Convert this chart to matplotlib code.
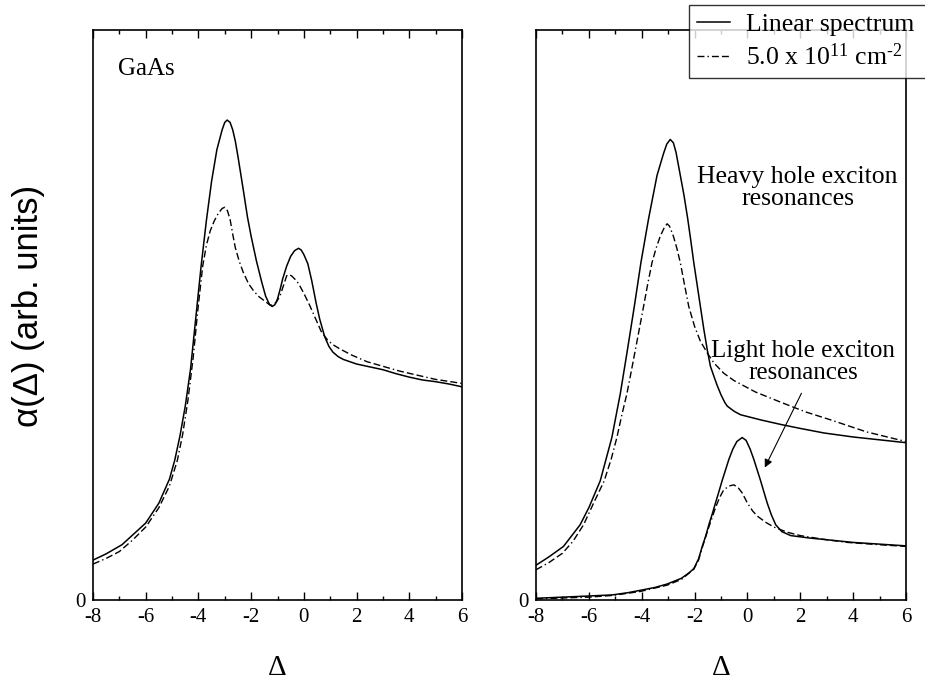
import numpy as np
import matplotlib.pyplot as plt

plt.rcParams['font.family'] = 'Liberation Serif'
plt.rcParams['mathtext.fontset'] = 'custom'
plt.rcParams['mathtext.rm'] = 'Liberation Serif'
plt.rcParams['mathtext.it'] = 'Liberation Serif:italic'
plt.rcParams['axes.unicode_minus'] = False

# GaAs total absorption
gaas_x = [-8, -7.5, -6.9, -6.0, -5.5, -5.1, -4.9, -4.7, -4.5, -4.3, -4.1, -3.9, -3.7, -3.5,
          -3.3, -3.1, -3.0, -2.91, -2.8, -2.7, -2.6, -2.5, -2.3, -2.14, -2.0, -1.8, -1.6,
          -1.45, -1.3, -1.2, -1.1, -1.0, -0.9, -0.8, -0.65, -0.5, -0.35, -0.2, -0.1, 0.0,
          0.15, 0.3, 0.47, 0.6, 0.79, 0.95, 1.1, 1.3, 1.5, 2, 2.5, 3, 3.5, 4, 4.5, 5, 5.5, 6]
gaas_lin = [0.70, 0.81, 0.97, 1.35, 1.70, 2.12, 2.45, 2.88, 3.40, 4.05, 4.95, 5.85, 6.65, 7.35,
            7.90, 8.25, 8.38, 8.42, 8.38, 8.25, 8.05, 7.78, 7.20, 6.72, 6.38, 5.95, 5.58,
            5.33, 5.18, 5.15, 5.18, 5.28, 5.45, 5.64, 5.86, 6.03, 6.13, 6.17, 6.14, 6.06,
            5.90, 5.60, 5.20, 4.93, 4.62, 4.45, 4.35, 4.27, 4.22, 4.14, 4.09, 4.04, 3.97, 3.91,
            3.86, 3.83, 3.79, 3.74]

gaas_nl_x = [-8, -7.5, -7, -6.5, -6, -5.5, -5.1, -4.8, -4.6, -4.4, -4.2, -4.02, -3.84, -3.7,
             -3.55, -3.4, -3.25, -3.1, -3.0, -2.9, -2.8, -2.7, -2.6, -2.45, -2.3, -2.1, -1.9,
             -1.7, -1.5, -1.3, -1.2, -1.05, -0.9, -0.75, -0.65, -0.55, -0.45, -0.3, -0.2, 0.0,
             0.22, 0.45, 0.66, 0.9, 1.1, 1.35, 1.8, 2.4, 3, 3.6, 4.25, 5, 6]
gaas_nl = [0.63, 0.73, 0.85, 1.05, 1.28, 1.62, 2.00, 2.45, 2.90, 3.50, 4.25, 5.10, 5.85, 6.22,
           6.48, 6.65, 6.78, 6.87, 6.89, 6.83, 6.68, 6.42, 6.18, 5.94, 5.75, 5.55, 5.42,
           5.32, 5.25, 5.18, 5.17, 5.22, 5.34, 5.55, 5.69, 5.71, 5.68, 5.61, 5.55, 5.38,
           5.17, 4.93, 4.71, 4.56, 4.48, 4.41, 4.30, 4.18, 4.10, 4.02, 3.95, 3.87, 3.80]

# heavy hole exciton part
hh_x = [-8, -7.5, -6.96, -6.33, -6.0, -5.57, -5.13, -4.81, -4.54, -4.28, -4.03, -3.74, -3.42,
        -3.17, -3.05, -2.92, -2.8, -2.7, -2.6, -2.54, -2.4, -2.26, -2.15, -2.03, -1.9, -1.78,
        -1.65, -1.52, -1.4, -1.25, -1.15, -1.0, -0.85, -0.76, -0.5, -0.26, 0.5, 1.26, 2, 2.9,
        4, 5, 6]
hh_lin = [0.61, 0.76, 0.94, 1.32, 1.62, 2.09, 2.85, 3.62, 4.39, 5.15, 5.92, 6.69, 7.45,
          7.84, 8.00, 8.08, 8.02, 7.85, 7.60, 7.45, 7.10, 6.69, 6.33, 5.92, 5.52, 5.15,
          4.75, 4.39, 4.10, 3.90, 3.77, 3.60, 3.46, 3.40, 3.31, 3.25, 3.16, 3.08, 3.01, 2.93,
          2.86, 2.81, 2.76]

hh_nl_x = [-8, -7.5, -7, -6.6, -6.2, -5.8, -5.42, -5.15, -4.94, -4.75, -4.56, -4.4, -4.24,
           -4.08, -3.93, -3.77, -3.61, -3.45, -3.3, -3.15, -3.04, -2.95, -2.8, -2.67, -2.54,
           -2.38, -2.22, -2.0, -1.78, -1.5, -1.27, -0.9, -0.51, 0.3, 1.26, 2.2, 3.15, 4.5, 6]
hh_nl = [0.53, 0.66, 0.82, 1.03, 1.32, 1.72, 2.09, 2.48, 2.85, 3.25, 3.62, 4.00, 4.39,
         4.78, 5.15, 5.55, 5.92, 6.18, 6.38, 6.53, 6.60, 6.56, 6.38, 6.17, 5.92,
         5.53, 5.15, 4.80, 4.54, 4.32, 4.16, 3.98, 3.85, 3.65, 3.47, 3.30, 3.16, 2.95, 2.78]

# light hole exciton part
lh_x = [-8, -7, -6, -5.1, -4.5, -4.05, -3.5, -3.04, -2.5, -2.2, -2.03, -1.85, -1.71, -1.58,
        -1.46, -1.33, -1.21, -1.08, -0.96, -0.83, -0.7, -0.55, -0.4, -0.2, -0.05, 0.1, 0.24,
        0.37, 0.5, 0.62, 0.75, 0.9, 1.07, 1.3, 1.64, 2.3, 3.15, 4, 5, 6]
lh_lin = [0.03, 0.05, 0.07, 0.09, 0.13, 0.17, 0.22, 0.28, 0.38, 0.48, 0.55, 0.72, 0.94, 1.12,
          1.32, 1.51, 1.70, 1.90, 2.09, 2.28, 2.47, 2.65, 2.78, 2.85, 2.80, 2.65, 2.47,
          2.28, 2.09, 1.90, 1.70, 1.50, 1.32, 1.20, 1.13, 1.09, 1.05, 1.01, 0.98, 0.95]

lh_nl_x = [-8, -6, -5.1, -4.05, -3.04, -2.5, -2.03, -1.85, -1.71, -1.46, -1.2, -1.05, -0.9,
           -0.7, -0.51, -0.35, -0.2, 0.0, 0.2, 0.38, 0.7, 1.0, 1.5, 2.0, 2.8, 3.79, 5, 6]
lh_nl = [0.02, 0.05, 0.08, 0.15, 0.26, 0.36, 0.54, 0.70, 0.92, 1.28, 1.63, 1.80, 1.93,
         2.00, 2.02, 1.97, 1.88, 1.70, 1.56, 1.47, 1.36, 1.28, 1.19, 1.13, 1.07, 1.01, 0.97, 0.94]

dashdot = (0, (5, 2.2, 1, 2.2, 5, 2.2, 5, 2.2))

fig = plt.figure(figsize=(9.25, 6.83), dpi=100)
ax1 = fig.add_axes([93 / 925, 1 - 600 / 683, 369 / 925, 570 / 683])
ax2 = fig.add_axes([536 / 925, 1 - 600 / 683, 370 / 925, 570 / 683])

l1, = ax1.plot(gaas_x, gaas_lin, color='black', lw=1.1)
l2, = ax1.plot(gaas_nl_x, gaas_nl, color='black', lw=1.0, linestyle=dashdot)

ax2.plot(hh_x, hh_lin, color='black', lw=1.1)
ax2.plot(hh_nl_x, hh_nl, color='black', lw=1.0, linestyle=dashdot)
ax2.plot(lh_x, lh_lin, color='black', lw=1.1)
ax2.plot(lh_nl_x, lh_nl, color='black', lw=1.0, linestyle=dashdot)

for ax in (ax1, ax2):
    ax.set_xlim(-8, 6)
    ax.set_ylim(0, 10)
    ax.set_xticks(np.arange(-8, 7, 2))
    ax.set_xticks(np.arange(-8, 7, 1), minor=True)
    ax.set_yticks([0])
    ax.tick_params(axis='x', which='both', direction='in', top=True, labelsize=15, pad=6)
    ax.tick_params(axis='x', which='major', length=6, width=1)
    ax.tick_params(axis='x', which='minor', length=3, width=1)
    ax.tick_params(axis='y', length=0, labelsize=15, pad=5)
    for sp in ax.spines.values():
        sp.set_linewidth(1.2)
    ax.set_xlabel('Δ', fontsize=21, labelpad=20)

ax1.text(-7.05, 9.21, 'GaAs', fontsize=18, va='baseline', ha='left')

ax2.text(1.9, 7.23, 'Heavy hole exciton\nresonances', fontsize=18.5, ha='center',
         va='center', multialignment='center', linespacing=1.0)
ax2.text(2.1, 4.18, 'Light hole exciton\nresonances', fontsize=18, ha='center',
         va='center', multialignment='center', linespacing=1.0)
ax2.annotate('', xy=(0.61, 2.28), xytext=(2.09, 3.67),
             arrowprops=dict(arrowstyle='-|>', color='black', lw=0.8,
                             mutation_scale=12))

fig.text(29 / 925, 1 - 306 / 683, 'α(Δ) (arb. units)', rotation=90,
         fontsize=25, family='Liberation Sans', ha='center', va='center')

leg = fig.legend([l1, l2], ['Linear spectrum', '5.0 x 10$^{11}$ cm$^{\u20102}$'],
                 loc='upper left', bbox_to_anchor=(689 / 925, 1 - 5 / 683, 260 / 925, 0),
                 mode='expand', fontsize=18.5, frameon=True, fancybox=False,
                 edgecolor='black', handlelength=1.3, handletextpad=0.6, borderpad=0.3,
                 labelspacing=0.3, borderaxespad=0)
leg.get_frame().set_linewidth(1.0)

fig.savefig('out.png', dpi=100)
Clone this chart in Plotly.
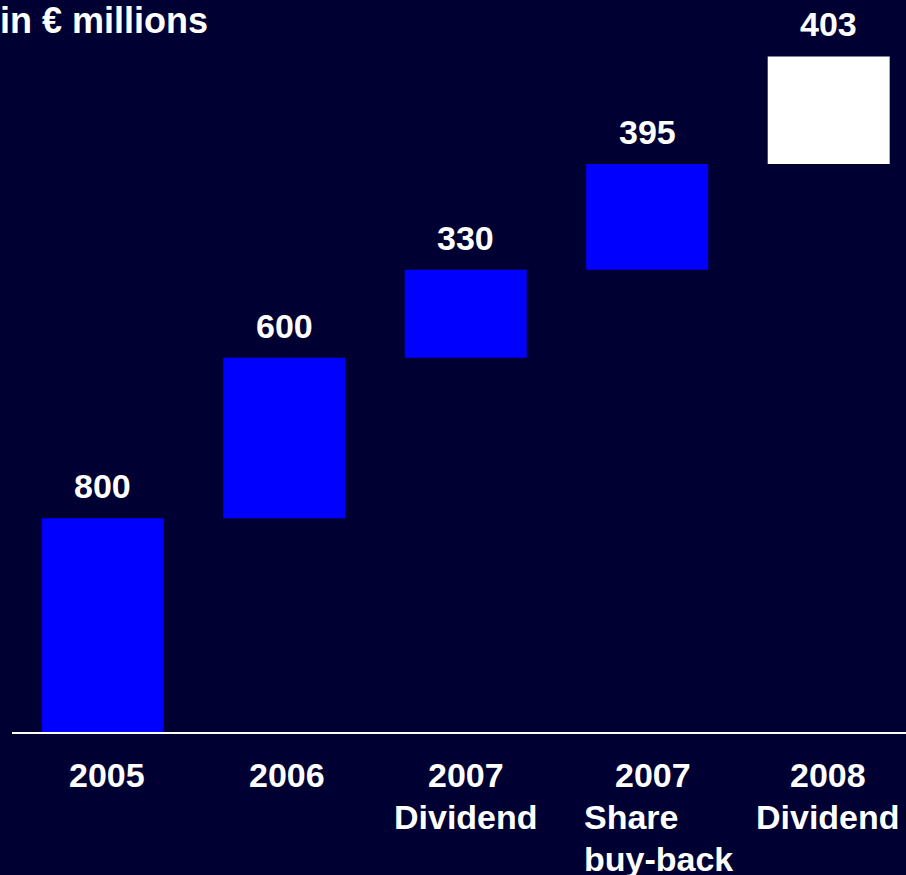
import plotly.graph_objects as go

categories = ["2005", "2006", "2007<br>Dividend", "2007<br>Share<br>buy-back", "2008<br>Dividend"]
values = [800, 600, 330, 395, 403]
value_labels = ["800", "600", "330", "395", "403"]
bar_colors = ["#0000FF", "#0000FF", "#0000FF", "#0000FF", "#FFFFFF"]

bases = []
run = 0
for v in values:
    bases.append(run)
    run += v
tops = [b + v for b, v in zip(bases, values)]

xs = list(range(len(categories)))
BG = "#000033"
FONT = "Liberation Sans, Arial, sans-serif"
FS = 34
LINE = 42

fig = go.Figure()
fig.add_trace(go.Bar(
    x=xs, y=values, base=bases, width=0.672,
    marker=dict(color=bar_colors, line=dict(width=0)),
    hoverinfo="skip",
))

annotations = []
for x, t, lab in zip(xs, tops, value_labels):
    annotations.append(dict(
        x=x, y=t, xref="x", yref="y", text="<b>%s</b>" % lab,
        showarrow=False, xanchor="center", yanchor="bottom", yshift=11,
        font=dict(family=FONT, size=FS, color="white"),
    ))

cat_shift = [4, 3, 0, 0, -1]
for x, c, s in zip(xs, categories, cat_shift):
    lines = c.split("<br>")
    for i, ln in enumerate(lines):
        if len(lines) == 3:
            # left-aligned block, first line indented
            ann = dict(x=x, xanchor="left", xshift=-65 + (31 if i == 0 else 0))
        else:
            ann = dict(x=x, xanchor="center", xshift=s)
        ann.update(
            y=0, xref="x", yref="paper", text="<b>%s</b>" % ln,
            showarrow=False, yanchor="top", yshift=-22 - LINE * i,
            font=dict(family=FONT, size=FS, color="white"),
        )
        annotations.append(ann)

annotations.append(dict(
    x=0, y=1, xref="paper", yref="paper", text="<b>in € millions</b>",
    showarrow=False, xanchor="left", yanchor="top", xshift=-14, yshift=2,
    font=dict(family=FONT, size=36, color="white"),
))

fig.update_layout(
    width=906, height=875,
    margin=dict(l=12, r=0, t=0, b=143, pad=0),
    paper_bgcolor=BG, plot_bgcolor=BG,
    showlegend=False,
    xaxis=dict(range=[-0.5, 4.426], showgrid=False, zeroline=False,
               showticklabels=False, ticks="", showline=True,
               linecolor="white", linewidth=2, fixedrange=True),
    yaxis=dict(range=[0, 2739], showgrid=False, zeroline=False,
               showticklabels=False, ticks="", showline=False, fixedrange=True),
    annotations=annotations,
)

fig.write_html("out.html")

—————

● **What you need to do**
Copy and report every line where the word "chart" is present.

● **Final result**
Convert this chart to matplotlib code.
Clone this chart in Plotly.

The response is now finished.